The problem is, focusing on these high profile events, just because they happen to ring our innate psychological risk perception alarm bells, can distract us from greater risks. Don't get me wrong. I'm no fan of oil spills. But we are creating vast dead zones in the oceans off our urban coasts where runoff laced with fertilizers is feeding the growth of massive mats of suffocating slime and algae, killing off anything bigger. These areas are far larger than the Deepwater Horizon spill, and they are occurring around the world. We are warming the oceans with climate change, and acidifying them with carbon dioxide-laced precipitation, killing coral reefs, the rain forests of the ocean. We choke the seas with physical waste, ravage vast tracts of sea floor with heavy steel nets towed behind bottom trawling fishing fleets. These are EACH environmental catastrophes. But none of them gets nearly the attention that oil spills do with their pathetic photogenic oil coated birds and seals and their gut-turning scenes of wide swaths of brown oily gunk coating the surface. And as a result, less is being done to protect us from far greater risks.

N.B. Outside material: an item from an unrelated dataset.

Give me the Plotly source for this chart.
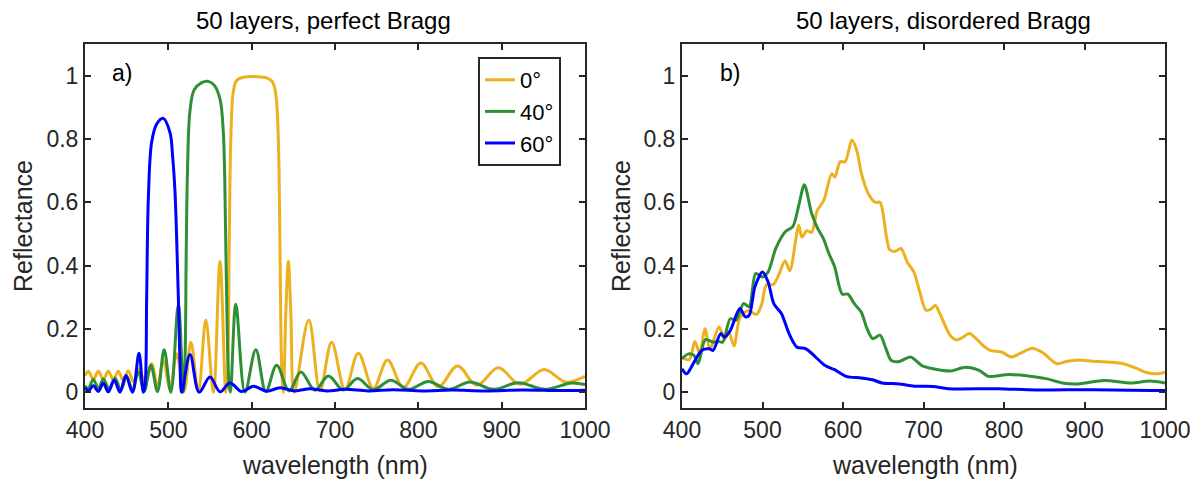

It's understandable. Risk perception is not a strictly fact-based, rational affair. It's affective, a mix of facts and feelings, cognition and intuition. Catastrophic risks are scarier than chronic ones. Human-made risks are scarier than natural threats. Risks imposed on us feel scarier than the same risk if we choose to take it ourselves. While we can't change the affective nature of the human risk response, we can recognize that sometimes, our feelings create what I call a Perception Gap, a gap between our fears and the facts that is dangerous in and of itself. If we're too afraid, or not afraid enough, we can do things that feel safe but actually raise our risk. And we can end up pushing the government for policies to protect us from what we're afraid of, even if that's not what actually threatens us the most, and resources spent on the relatively smaller risk are diverted away from protecting us from the bigger one.
There will always be interest in, and a market for, books about catastrophes. But let's hope that they don't play up our fears of these singular and awful events so much that we lose sight of where the real dangers lie. That would only be making the catastrophe, worse.